Having reached this sorry state of affairs, the Government accepted that Britain had become dangerously dependent on timber imports. It created the Forestry Commission in 1919 to finance and organise a grand replanting effort. Tree planting by private landowners was subsidised, while the state put in huge tracts itself. Since then we have doubled the area under trees but with 10.6 per cent tree cover the United Kingdom is still one of the least forested nations of Europe. Only the Republic of Ireland is significantly more denuded with five per cent.

Until just a few years ago, the great bulk of the nation's tree growing efforts went into planting conifers on the country's cheapest land - high hills, mountains and bleak grazing moors, areas of poor soil and peat bogs. The species chosen were usually fast-growing imports such as the Sitka spruce. And they were usually planted in an unimaginative, highly regimented fashion; big, square-shaped blocks with sharp corners and trees all of the same age crowded closely together.

So far from bringing back a more natural state of things, Britain's efforts to increase its tree cover started to blight some of our most spectacular and prized upland scenery. As well as Government grants to put in these conifer plantations, there was also a way in which wealthy individuals could use them as a useful tax shelter for their high incomes.

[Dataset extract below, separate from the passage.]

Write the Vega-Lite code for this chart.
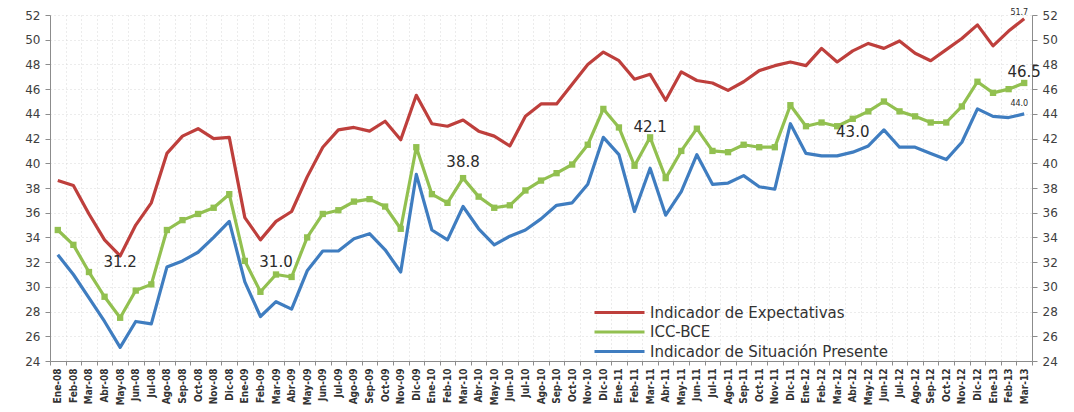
{
  "$schema": "https://vega.github.io/schema/vega-lite/v6.json",
  "width": 982,
  "height": 346,
  "autosize": "none",
  "padding": {"left": 50, "top": 15, "right": 42, "bottom": 51},
  "background": "white",
  "config": {
    "view": {"stroke": null},
    "font": "DejaVu Sans",
    "axis": {"labelFont": "DejaVu Sans", "labelColor": "#404040", "domainColor": "#8c8c8c", "tickColor": "#8c8c8c"}
  },
  "datasets": {
    "serie": [
      {"m":"Ene-08","e":38.6,"i":34.6,"s":32.6},
      {"m":"Feb-08","e":38.2,"i":33.4,"s":31.0},
      {"m":"Mar-08","e":35.9,"i":31.2,"s":29.1},
      {"m":"Abr-08","e":33.8,"i":29.2,"s":27.2},
      {"m":"May-08","e":32.5,"i":27.5,"s":25.1},
      {"m":"Jun-08","e":35.0,"i":29.7,"s":27.2},
      {"m":"Jul-08","e":36.8,"i":30.2,"s":27.0},
      {"m":"Ago-08","e":40.8,"i":34.6,"s":31.6},
      {"m":"Sep-08","e":42.2,"i":35.4,"s":32.1},
      {"m":"Oct-08","e":42.8,"i":35.9,"s":32.8},
      {"m":"Nov-08","e":42.0,"i":36.4,"s":34.0},
      {"m":"Dic-08","e":42.1,"i":37.5,"s":35.3},
      {"m":"Ene-09","e":35.6,"i":32.1,"s":30.4},
      {"m":"Feb-09","e":33.8,"i":29.6,"s":27.6},
      {"m":"Mar-09","e":35.3,"i":31.0,"s":28.8},
      {"m":"Abr-09","e":36.1,"i":30.8,"s":28.2},
      {"m":"May-09","e":38.9,"i":34.0,"s":31.3},
      {"m":"Jun-09","e":41.3,"i":35.9,"s":32.9},
      {"m":"Jul-09","e":42.7,"i":36.2,"s":32.9},
      {"m":"Ago-09","e":42.9,"i":36.9,"s":33.9},
      {"m":"Sep-09","e":42.6,"i":37.1,"s":34.3},
      {"m":"Oct-09","e":43.4,"i":36.5,"s":33.0},
      {"m":"Nov-09","e":41.9,"i":34.7,"s":31.2},
      {"m":"Dic-09","e":45.5,"i":41.3,"s":39.1},
      {"m":"Ene-10","e":43.2,"i":37.5,"s":34.6},
      {"m":"Feb-10","e":43.0,"i":36.8,"s":33.8},
      {"m":"Mar-10","e":43.5,"i":38.8,"s":36.5},
      {"m":"Abr-10","e":42.6,"i":37.3,"s":34.7},
      {"m":"May-10","e":42.2,"i":36.4,"s":33.4},
      {"m":"Jun-10","e":41.4,"i":36.6,"s":34.1},
      {"m":"Jul-10","e":43.8,"i":37.8,"s":34.6},
      {"m":"Ago-10","e":44.8,"i":38.6,"s":35.5},
      {"m":"Sep-10","e":44.8,"i":39.2,"s":36.6},
      {"m":"Oct-10","e":46.4,"i":39.9,"s":36.8},
      {"m":"Nov-10","e":48.0,"i":41.5,"s":38.3},
      {"m":"Dic-10","e":49.0,"i":44.4,"s":42.1},
      {"m":"Ene-11","e":48.3,"i":42.9,"s":40.7},
      {"m":"Feb-11","e":46.8,"i":39.8,"s":36.1},
      {"m":"Mar-11","e":47.2,"i":42.1,"s":39.6},
      {"m":"Abr-11","e":45.1,"i":38.8,"s":35.8},
      {"m":"May-11","e":47.4,"i":41.0,"s":37.7},
      {"m":"Jun-11","e":46.7,"i":42.8,"s":40.7},
      {"m":"Jul-11","e":46.5,"i":41.0,"s":38.3},
      {"m":"Ago-11","e":45.9,"i":40.9,"s":38.4},
      {"m":"Sep-11","e":46.6,"i":41.5,"s":39.0},
      {"m":"Oct-11","e":47.5,"i":41.3,"s":38.1},
      {"m":"Nov-11","e":47.9,"i":41.3,"s":37.9},
      {"m":"Dic-11","e":48.2,"i":44.7,"s":43.2},
      {"m":"Ene-12","e":47.9,"i":43.0,"s":40.8},
      {"m":"Feb-12","e":49.3,"i":43.3,"s":40.6},
      {"m":"Mar-12","e":48.2,"i":43.0,"s":40.6},
      {"m":"Abr-12","e":49.1,"i":43.6,"s":40.9},
      {"m":"May-12","e":49.7,"i":44.2,"s":41.4},
      {"m":"Jun-12","e":49.3,"i":45.0,"s":42.7},
      {"m":"Jul-12","e":49.9,"i":44.2,"s":41.3},
      {"m":"Ago-12","e":48.9,"i":43.8,"s":41.3},
      {"m":"Sep-12","e":48.3,"i":43.3,"s":40.8},
      {"m":"Oct-12","e":49.2,"i":43.3,"s":40.3},
      {"m":"Nov-12","e":50.1,"i":44.6,"s":41.7},
      {"m":"Dic-12","e":51.2,"i":46.6,"s":44.4},
      {"m":"Ene-13","e":49.5,"i":45.7,"s":43.8},
      {"m":"Feb-13","e":50.7,"i":46.0,"s":43.7},
      {"m":"Mar-13","e":51.7,"i":46.5,"s":44.0}
    ],
    "notas": [
      {"m":"May-08","v":32.0,"t":"31.2","k":"g"},
      {"m":"Mar-09","v":32.0,"t":"31.0","k":"g"},
      {"m":"Mar-10","v":40.1,"t":"38.8","k":"g"},
      {"m":"Mar-11","v":42.95,"t":"42.1","k":"g"},
      {"m":"Abr-12","v":42.5,"t":"43.0","k":"g"},
      {"m":"Mar-13","v":47.4,"t":"46.5","k":"g"},
      {"m":"Mar-13","v":52.15,"t":"51.7","k":"p"},
      {"m":"Mar-13","v":44.8,"t":"44.0","k":"p"}
    ]
  },
  "resolve": {"scale": {"y": "independent"}},
  "layer": [
    {
      "data": {"name": "serie"},
      "transform": [{"fold": ["s", "i", "e"], "as": ["serie", "valor"]}],
      "mark": {"type": "line", "strokeWidth": 3.2, "strokeJoin": "round"},
      "encoding": {
        "x": {"field": "m", "type": "nominal", "sort": null, "bandPosition": 0.5,
              "scale": {"type": "band", "paddingInner": 0, "paddingOuter": 0},
              "axis": {"title": null, "labelAngle": -90, "labelAlign": "right", "labelBaseline": "middle",
                       "labelFontSize": 10, "labelFontWeight": "bold", "labelFont": "DejaVu Sans Condensed", "labelColor": "#333",
                       "labelPadding": 3, "tickBand": "extent", "tickSize": 4, "grid": true,
                       "gridColor": "#d9d9d9", "gridDash": [1, 3], "gridWidth": 1, "domainColor": "#8c8c8c"}},
        "y": {"field": "valor", "type": "quantitative",
              "scale": {"domain": [24, 52], "nice": false, "zero": false},
              "axis": {"title": null, "values": [24,26,28,30,32,34,36,38,40,42,44,46,48,50,52],
                       "labelFontSize": 12, "labelPadding": 5, "tickSize": 5,
                       "grid": true, "gridColor": "#d9d9d9", "gridDash": [1, 3]}},
        "color": {"field": "serie", "type": "nominal",
                  "scale": {"domain": ["e", "i", "s"], "range": ["#BE3F3C", "#92C050", "#3F7DC0"]},
                  "legend": {"title": null, "orient": "none", "legendX": 562, "legendY": 290,
                             "symbolType": "M-5,0H5", "symbolSize": 100, "symbolStrokeWidth": 3,
                             "labelOffset": 23, "labelLimit": 500,
                             "labelFontSize": 15, "labelColor": "#333", "labelFont": "DejaVu Sans",
                             "rowPadding": 3.5, "padding": 0,
                             "labelExpr": "datum.value == 'e' ? 'Indicador de Expectativas' : datum.value == 'i' ? 'ICC-BCE' : 'Indicador de Situación Presente'"}}
      }
    },
    {
      "data": {"name": "serie"},
      "mark": {"type": "square", "size": 40, "opacity": 1, "color": "#92C050"},
      "encoding": {
        "x": {"field": "m", "type": "nominal", "sort": null, "bandPosition": 0.5},
        "y": {"field": "i", "type": "quantitative", "scale": {"domain": [24, 52], "nice": false, "zero": false}, "axis": null}
      }
    },
    {
      "data": {"name": "notas"},
      "transform": [{"filter": "datum.k == 'g'"}],
      "mark": {"type": "text", "fontSize": 15, "color": "#2b2b2b", "font": "DejaVu Sans", "align": "center", "baseline": "middle"},
      "encoding": {
        "x": {"field": "m", "type": "nominal", "sort": null, "bandPosition": 0.5},
        "y": {"field": "v", "type": "quantitative", "scale": {"domain": [24, 52], "nice": false, "zero": false},
              "axis": {"orient": "right", "title": null, "values": [24,26,28,30,32,34,36,38,40,42,44,46,48,50,52],
                       "labelFontSize": 12, "labelPadding": 5, "tickSize": 5, "grid": false}},
        "text": {"field": "t"}
      }
    },
    {
      "data": {"name": "notas"},
      "transform": [{"filter": "datum.k == 'p'"}],
      "mark": {"type": "text", "fontSize": 8, "color": "#2b2b2b", "font": "DejaVu Sans", "align": "right", "baseline": "middle", "dx": 4},
      "encoding": {
        "x": {"field": "m", "type": "nominal", "sort": null, "bandPosition": 0.5},
        "y": {"field": "v", "type": "quantitative", "scale": {"domain": [24, 52], "nice": false, "zero": false}, "axis": null},
        "text": {"field": "t"}
      }
    }
  ]
}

Meanwhile, in the lowlands, the more natural broadleaf woodlands - some of them remnants of woods hundreds or even thousands of years old, and still providing a habitat for classic woodland plant and animal species - continued to decline. Piecemeal development of roads and towns, and conversion to conifer plantations and fields, was nibbling away at them. Woods which had survived for centuries under management because they were useful to people were abruptly abandoned. As a result, some of today's woods are choked with undergrowth and full of elderly, decrepit trees.

Fortunately, things have begun to change. There is now far more emphasis, by the Forestry Commission and other parts of Government, on planting native, broadleaf species in lowland areas of Britain which have the lowest tree cover. The tax loophole which brought forestry into disrepute has been outlawed. There is a real recognition that we need more trees and woods for reasons aside from just producing timber and reducing our dependence on imports, and grants have been changed to reflect this.

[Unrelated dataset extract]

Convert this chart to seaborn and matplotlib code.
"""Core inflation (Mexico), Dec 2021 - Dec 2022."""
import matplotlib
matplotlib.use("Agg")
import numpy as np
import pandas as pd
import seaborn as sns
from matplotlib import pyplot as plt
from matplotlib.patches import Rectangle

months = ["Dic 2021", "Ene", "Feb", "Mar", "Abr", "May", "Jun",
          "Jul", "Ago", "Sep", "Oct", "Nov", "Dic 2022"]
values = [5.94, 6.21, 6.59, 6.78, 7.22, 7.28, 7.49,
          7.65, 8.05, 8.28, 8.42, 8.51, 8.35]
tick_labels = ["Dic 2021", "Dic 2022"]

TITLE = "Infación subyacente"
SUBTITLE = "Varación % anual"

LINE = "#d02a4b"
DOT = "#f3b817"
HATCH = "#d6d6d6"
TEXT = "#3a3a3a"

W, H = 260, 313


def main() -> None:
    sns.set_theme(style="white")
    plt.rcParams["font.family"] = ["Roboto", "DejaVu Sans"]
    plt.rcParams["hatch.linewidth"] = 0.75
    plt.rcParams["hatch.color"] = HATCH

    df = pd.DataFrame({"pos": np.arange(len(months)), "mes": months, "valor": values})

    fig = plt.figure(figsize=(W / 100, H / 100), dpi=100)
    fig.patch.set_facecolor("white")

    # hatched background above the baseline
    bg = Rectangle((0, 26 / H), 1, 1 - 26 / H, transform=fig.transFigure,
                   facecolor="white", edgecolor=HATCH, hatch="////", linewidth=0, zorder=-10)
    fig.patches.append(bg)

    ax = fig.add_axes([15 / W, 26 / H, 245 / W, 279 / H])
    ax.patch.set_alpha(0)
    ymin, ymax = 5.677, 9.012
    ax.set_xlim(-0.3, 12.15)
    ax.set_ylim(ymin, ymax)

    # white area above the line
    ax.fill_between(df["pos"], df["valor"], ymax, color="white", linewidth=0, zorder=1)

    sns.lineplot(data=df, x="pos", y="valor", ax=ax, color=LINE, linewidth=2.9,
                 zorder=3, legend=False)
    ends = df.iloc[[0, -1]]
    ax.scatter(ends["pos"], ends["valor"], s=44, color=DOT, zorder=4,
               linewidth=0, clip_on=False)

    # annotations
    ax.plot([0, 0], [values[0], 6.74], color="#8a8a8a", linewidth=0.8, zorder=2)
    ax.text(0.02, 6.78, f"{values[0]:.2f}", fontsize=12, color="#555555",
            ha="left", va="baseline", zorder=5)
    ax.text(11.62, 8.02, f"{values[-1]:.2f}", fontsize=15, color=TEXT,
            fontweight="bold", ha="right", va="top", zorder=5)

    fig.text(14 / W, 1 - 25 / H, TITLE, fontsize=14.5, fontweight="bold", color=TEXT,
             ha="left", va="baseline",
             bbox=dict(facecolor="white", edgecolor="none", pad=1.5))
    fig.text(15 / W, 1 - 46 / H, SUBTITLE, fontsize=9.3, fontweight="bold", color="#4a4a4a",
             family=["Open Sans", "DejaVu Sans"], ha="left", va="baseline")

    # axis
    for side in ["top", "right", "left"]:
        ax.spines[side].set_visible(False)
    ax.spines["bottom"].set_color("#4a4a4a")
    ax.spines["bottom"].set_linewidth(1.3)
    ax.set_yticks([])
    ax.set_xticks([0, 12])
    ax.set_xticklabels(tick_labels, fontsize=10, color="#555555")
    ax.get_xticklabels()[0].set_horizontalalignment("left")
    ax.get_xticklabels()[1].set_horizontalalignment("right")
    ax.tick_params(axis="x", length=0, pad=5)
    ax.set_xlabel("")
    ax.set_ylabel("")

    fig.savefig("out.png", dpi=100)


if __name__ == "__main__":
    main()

Two years ago the last Government set a target for doubling England's woodland cover by 2050, from 7.5 per cent to 15 per cent. Subsequently Wales - current woodland cover 12 per cent - got its own target for a 50 per cent increase by the midpoint of the next century. There are no such vaulting ambitions for Scotland, already the most wooded of the three mainland British nations with 15 per cent cover.

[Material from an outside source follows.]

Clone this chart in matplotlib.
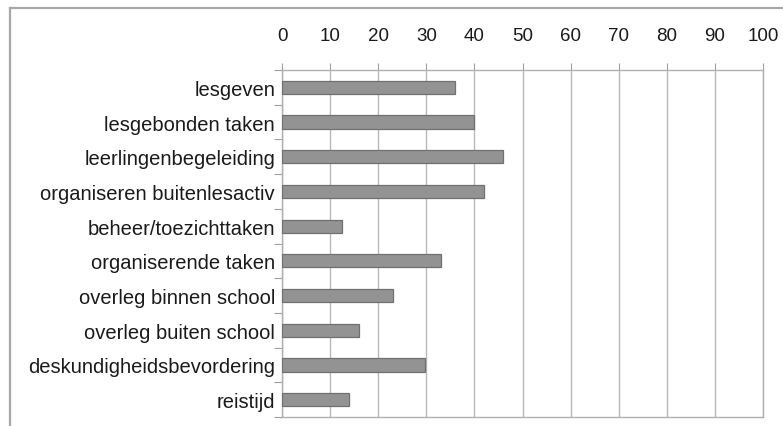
import matplotlib
matplotlib.use("Agg")
import matplotlib.pyplot as plt
from matplotlib.lines import Line2D
import numpy as np

categories = ["lesgeven", "lesgebonden taken", "leerlingenbegeleiding",
              "organiseren buitenlesactiv", "beheer/toezichttaken",
              "organiserende taken", "overleg binnen school",
              "overleg buiten school", "deskundigheidsbevordering", "reistijd"]
values = [36, 40, 46, 42, 12.5, 33, 23, 16, 29.7, 14]
xticks = list(range(0, 101, 10))

plt.rcParams["font.family"] = ["Liberation Sans", "DejaVu Sans"]

W, H = 783, 427
fig = plt.figure(figsize=(W / 100, H / 100), dpi=100)
fig.patch.set_facecolor("white")

# outer frame (left and top edges visible)
fig.add_artist(Line2D([10 / W, 10 / W], [1 - 9 / H, -0.1], color="#a8a8a8", lw=1.6))
fig.add_artist(Line2D([10 / W, 1.1], [1 - 9 / H, 1 - 9 / H], color="#a8a8a8", lw=1.6))

left, right, top, bottom = 282, 763, 71, 418
ax = fig.add_axes([left / W, 1 - bottom / H, (right - left) / W, (bottom - top) / H])

y = np.arange(len(categories))
ax.barh(y, values, height=0.38, color="#939393", edgecolor="#707070", linewidth=0.9, zorder=3)

ax.set_xlim(0, 100)
ax.set_ylim(len(categories) - 0.5, -0.5)
ax.set_xticks(xticks)
ax.xaxis.tick_top()
ax.tick_params(axis="x", direction="out", length=5, width=0.8, color="#a0a0a0",
               pad=14, labelsize=13.5, labelcolor="#1a1a1a")
ax.set_yticks(y)
ax.set_yticklabels(categories)
ax.tick_params(axis="y", length=0, pad=5, labelsize=14.5, labelcolor="#1a1a1a")
ax.set_yticks(np.arange(-0.5, len(categories), 1), minor=True)
ax.tick_params(axis="y", which="minor", direction="out", length=6, width=0.8, color="#a0a0a0")

ax.grid(axis="x", color="#b8b8b8", linewidth=1.0, zorder=0)
for side in ["top", "left", "bottom", "right"]:
    ax.spines[side].set_color("#b0b0b0")
    ax.spines[side].set_linewidth(1.0)

fig.savefig("out.png", dpi=100)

Britain's woodlands are gradually spreading but at far to slow a rate - at least, for now - to enable those targets to be hit. The current Government incentives seem nowhere near high enough to lure enough landowners into devoting their land to trees rather than crops or livestock. Nor do these tree planting grants seem very likely to be increased.

But the times are changing. As Europe's taxpayers and food consumers become increasingly reluctant to over-subsidise farming through the bloated Common Agriculutral Policy, forestry may become more attractive, farming less so.

National Lottery money is now going into planting projects while more and more charities and voluntary bodies are backing woods. The century which is just ending was when we hit rock bottom in caring for our trees. The one about to begin is a time of hope.